L’entrée de Rokia Traoré est aussi irrésistible qu’imparable. La jeune femme rejoint sa guitare, l’accorde et nous présente délicatement – comme une offrande, un humble liminaire – le riff répétitif de Mayé. Puis la voix se pose, magique et puissante. Les mots nous parlent, même si nous ne les comprenons pas. C’est toute la force de la chanteuse malienne. Faire musique avec ce corps d’apparence frêle et fragile révélant en fait une personnalité incroyablement forte et irradiante. La magie n’est pas loin. On la sent.
Pas la peine de sourire Rokia, nous sommes déjà tombés amoureux.
Amoureux de cette musique universaliste et humaniste – injustement classée « world music » (comme si la musique occidentale n’appartenait pas à ce même monde) –, nourrie par les voyages et pétrie par des langues et des cultures apparemment si différentes. Apparemment, car la Malienne sait bâtir les ponts entre les civilisations pour en tirer l’essence d’un universalisme évident. De ses multiples pérégrinations et rencontres naîtra une musique hybride chantée en Bambara, en français ou en anglais sur fond de guitare et de ngoni.

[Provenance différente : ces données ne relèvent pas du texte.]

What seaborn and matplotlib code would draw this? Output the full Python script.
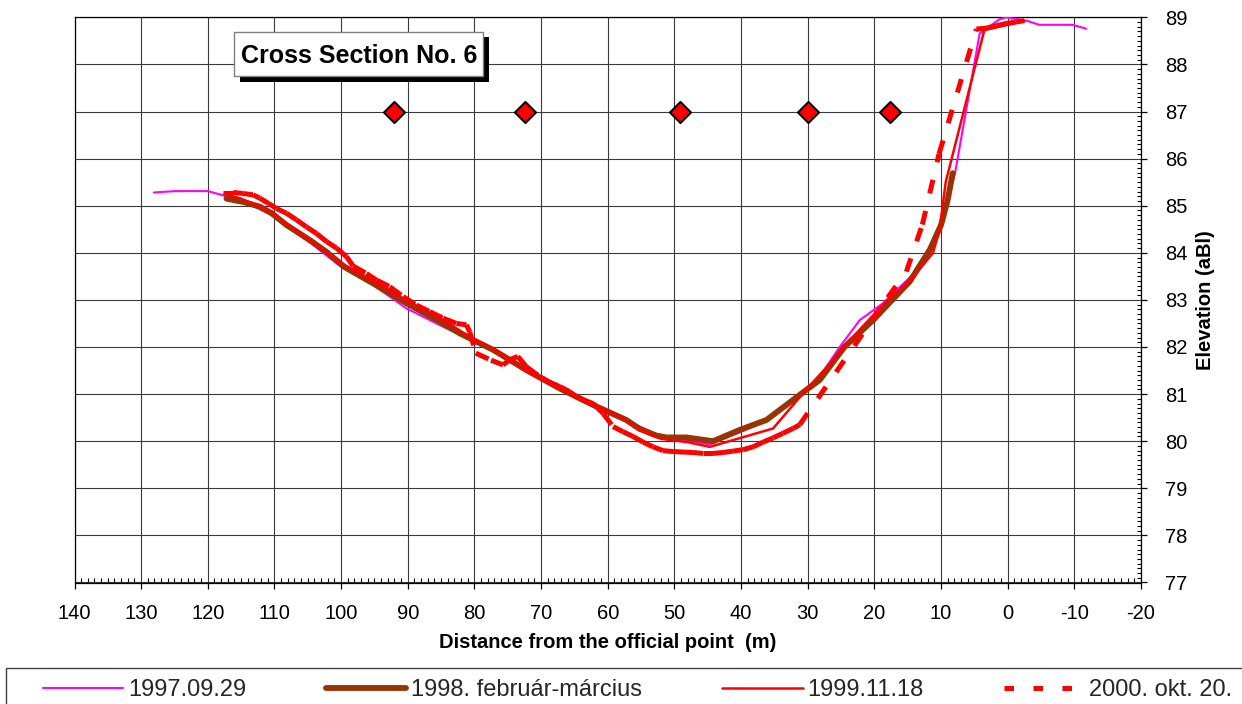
import numpy as np
import pandas as pd
import matplotlib
matplotlib.use("Agg")
import matplotlib.pyplot as plt
from matplotlib.lines import Line2D
from matplotlib.patches import Rectangle
from matplotlib.ticker import MultipleLocator
import seaborn as sns

# ---- survey profiles: distance from the official point (m) and elevation (aBl) ----
dist_1997 = [128.1, 124.9, 120.0, 117.2, 114.0, 110.7, 108.0, 104.5, 100.0, 95.0,
             90.2, 84.7, 80.0, 76.0, 72.0, 67.0, 62.0, 57.0, 52.0, 48.0,
             44.7, 40.0, 36.0, 30.5, 28.2, 25.2, 22.2, 18.7, 14.3, 10.2,
             7.9, 4.2, 1.2, 0.2, -2.8, -4.75, -9.7, -11.75]
elev_1997 = [85.28, 85.31, 85.31, 85.20, 85.05, 84.82, 84.55, 84.20, 83.70, 83.30,
             82.82, 82.43, 82.12, 81.85, 81.52, 81.13, 80.78, 80.43, 80.10, 80.02,
             79.93, 80.20, 80.45, 81.05, 81.37, 82.00, 82.57, 82.93, 83.53, 84.48,
             85.69, 88.66, 88.96, 89.00, 88.93, 88.84, 88.84, 88.76]

dist_1998 = [117.2, 114.7, 112.2, 110.4, 108.2, 104.7, 102.2, 99.5, 95.2, 90.2,
             85.2, 82.2, 80.2, 77.2, 72.2, 67.2, 62.2, 57.2, 55.2, 52.7,
             51.2, 48.2, 44.2, 40.2, 36.2, 30.2, 28.2, 24.5, 20.2, 14.7,
             11.7, 10.0, 9.0, 8.25]
elev_1998 = [85.15, 85.08, 84.98, 84.84, 84.59, 84.27, 84.02, 83.70, 83.35, 82.93,
             82.54, 82.29, 82.15, 81.94, 81.51, 81.12, 80.77, 80.45, 80.26, 80.12,
             80.08, 80.08, 80.00, 80.24, 80.45, 81.09, 81.30, 82.00, 82.57, 83.39,
             84.06, 84.59, 85.12, 85.69]

dist_1999 = [117.5, 115.0, 112.5, 110.5, 108.0, 104.5, 100.0, 95.0, 90.0, 85.0,
             80.5, 75.0, 71.7, 67.0, 62.0, 58.0, 56.0, 52.0, 48.0, 44.7,
             35.2, 30.2, 26.0, 22.0, 18.0, 14.7, 11.2, 10.2, 9.3, 3.5, -2.5]
elev_1999 = [85.25, 85.15, 85.00, 84.85, 84.60, 84.25, 83.78, 83.38, 82.98, 82.60,
             82.20, 81.78, 81.44, 81.10, 80.78, 80.50, 80.30, 80.05, 79.98, 79.88,
             80.27, 81.10, 81.75, 82.40, 83.00, 83.40, 84.00, 84.50, 85.50, 88.73, 88.92]

dist_2000 = [117.75, 116.2, 114.7, 113.2, 112.2, 110.9, 109.7, 108.2, 106.7, 105.2,
             103.7, 102.2, 100.7, 99.2, 98.2, 96.2, 94.7, 92.7, 90.7, 88.7,
             86.7, 84.7, 82.7, 81.2, 80.7,
             79.8, 77.5, 75.7, 74.7, 73.5, 72.2, 70.2, 68.7, 67.2, 65.7,
             64.7, 63.2, 62.2, 60.7, 59.2, 57.7, 56.2, 54.7, 53.2, 51.7,
             50.2, 48.7, 47.2, 45.7, 44.2, 42.7, 41.2, 39.7, 38.2, 36.7,
             35.2, 33.7, 32.2, 31.2,
             18.0, 15.2, 12.8, 10.3, 4.7,
             3.2, 1.7, 0.2, -1.2, -2.5]
elev_2000 = [85.28, 85.28, 85.26, 85.23, 85.16, 85.05, 84.94, 84.84, 84.70, 84.55,
             84.41, 84.24, 84.10, 83.92, 83.72, 83.56, 83.42, 83.28, 83.07, 82.89,
             82.75, 82.61, 82.50, 82.47, 82.32,
             81.87, 81.72, 81.62, 81.73, 81.80, 81.58, 81.37, 81.25, 81.16, 81.05,
             80.94, 80.85, 80.80, 80.59, 80.31, 80.20, 80.10, 79.98, 79.88, 79.80,
             79.78, 79.77, 79.76, 79.74, 79.74, 79.76, 79.79, 79.82, 79.88, 79.98,
             80.07, 80.17, 80.27, 80.35,
             83.05, 83.60, 84.60, 86.10, 88.75,
             88.77, 88.82, 88.87, 88.90, 88.93]

# survey benchmarks
mark_dist = [92.0, 72.4, 49.1, 30.0, 17.6]
mark_elev = [87.0, 87.0, 87.0, 87.0, 87.0]

labels = ["1997.09.29", "1998. február-március", "1999.11.18", "2000. okt. 20."]
x_ticks = list(range(140, -21, -10))
y_ticks = list(range(77, 90))

W, H = 1242, 704

sns.set_theme(style="white")
plt.rcParams["font.family"] = ["Liberation Sans", "DejaVu Sans"]
plt.rcParams["axes.unicode_minus"] = False

fig = plt.figure(figsize=(W / 100, H / 100), dpi=100)
fig.patch.set_facecolor("white")
ax = fig.add_axes([74.5 / W, 1 - 582.5 / H, (1141 - 74.5) / W, (582.5 - 17.3) / H])

# profiles
sns.lineplot(x=dist_1997, y=elev_1997, sort=False, estimator=None, color="#FF00FF",
             lw=1.5, ax=ax, zorder=3)
sns.lineplot(x=dist_1998, y=elev_1998, sort=False, estimator=None, color="#993300",
             lw=4.2, ax=ax, zorder=3)
sns.lineplot(x=dist_1999, y=elev_1999, sort=False, estimator=None, color="#FF0000",
             lw=1.8, ax=ax, zorder=3)

# the 2000 profile is dashed segment by segment (pattern restarts at every vertex)
dash = (0, (2.8, 3.6))
seg_rows = []
for i in range(len(dist_2000) - 1):
    seg_rows.append((dist_2000[i], elev_2000[i], i))
    seg_rows.append((dist_2000[i + 1], elev_2000[i + 1], i))
seg_df = pd.DataFrame(seg_rows, columns=["dist", "elev", "seg"])
sns.lineplot(data=seg_df, x="dist", y="elev", units="seg", estimator=None, sort=False,
             color="#FF0000", lw=3.6, linestyle=dash, ax=ax, legend=False, zorder=4)

sns.scatterplot(x=mark_dist, y=mark_elev, marker="D", s=115, color="#FF0000",
                edgecolor="black", linewidth=1.5, ax=ax, legend=False, zorder=5)

# axes
ax.set_xlim(140, -20)
ax.set_ylim(77, 89)
ax.set_xticks(x_ticks)
ax.set_xticklabels([str(t) for t in x_ticks])
ax.set_yticks(y_ticks)
ax.set_yticklabels([str(t) for t in y_ticks])
ax.xaxis.set_minor_locator(MultipleLocator(1))
ax.yaxis.set_minor_locator(MultipleLocator(0.1))
ax.yaxis.tick_right()
ax.yaxis.set_label_position("right")

ax.grid(True, which="major", color="#3a3a3a", lw=0.8)
ax.set_axisbelow(True)
for sp in ax.spines.values():
    sp.set_visible(True)
    sp.set_color("black")
    sp.set_linewidth(0.9)

ax.tick_params(axis="x", which="major", direction="out", length=4.5, width=0.9,
               color="black", labelsize=14.5, pad=11, bottom=True, top=False)
ax.tick_params(axis="x", which="minor", direction="in", length=3.5, width=0.8,
               color="#555555", bottom=True, top=False)
ax.tick_params(axis="y", which="major", direction="out", length=4.5, width=0.9,
               color="black", labelsize=14.5, pad=13, right=True, left=False)
ax.tick_params(axis="y", which="minor", direction="in", length=3.0, width=0.8,
               color="#555555", right=True, left=False)
ax.tick_params(colors="black", which="both", labelcolor="black")

ax.set_xlabel("Distance from the official point  (m)", fontsize=14.5,
              fontweight="bold", labelpad=7, color="black")
ax.set_ylabel("Elevation (aBl)", fontsize=14.5, fontweight="bold", labelpad=6,
              color="black")

# title box with drop shadow
bx0, by0, bx1, by1 = 234, 31.7, 483.3, 76.0
off = 5.5
fig.add_artist(Rectangle(((bx0 + off) / W, 1 - (by1 + off) / H), (bx1 - bx0) / W,
                         (by1 - by0) / H, transform=fig.transFigure,
                         facecolor="black", edgecolor="none", zorder=6))
fig.add_artist(Rectangle((bx0 / W, 1 - by1 / H), (bx1 - bx0) / W, (by1 - by0) / H,
                         transform=fig.transFigure, facecolor="white",
                         edgecolor="#808080", lw=1.0, zorder=7))
fig.text(358.8 / W, 1 - 62.7 / H, "Cross Section No. 6", ha="center", va="baseline",
         fontsize=18, fontweight="bold", color="black", zorder=8)

# legend
handles = [
    Line2D([], [], color="#FF00FF", lw=1.5),
    Line2D([], [], color="#993300", lw=4.2),
    Line2D([], [], color="#FF0000", lw=1.8),
    Line2D([], [], color="#FF0000", lw=3.6, linestyle=(0, (1.9, 3.9))),
]
fig.add_artist(Rectangle((6 / W, -0.02), 1.02, (H - 668) / H + 0.02,
                         transform=fig.transFigure, fill=False,
                         edgecolor="#404040", lw=1.0, zorder=6))
fig.legend(handles, labels, loc="center left",
           bbox_to_anchor=(43 / W, 1 - 690 / H, 1189 / W, 0), mode="expand",
           ncol=4, frameon=False, fontsize=17, handlelength=3.39,
           handletextpad=0.21, borderpad=0, borderaxespad=0)

fig.savefig("out.png", dpi=100, facecolor="white")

Amoureux aussi de cette générosité et de cette simplicité nous invitant délicatement, sans diktat, à l’écoute et à la réflexion. L’humain est mis au centre du Système. L’interprétation de Né So (chez moi) évoquant sans pathos le déracinement des migrants devient alors un hymne à l’espoir. Ce chez moi peut alors se transformer subtilement en chez nous, en chez eux.
Amoureux bien sûr de cette philosophie chantée et contée invitant à la fraternisation et à la contemplation. On entend ainsi avec plaisir ce discours à l’issue de Sé dan visant à mettre le respect de soi-même et (donc) d’autrui comme pierre angulaire de ce fameux vivre ensemble. Un discours déjà entendu, certes, mais rarement affirmé avec autant de sincérité. Cette naïveté apparente devient le principal levier du possible.
Amoureux enfin de cette ambiance de communion laïque et fraternelle dans laquelle ses voisins de concert échappent à leur condition de parfaits inconnus, le temps de quelques chansons. Pas la peine de se parler pour créer du lien. Une narration musicale basée sur la répétition nous invite à la transe et synchronise nos corps dans une même oscillation.
Après un set de quasiment deux heures, ce n’est pas tant la sensation d’un concert se terminant qui nous envahit. On se sent étrangement bien en se surprenant à sourire béatement à ces fameux voisins de concert, ces parfaits inconnus. L’oscillation a disparu mais un lien subsiste. A charge pour nous de le faire durer.
Merci à Rokia Traoré de nous avoir (re)donné le La.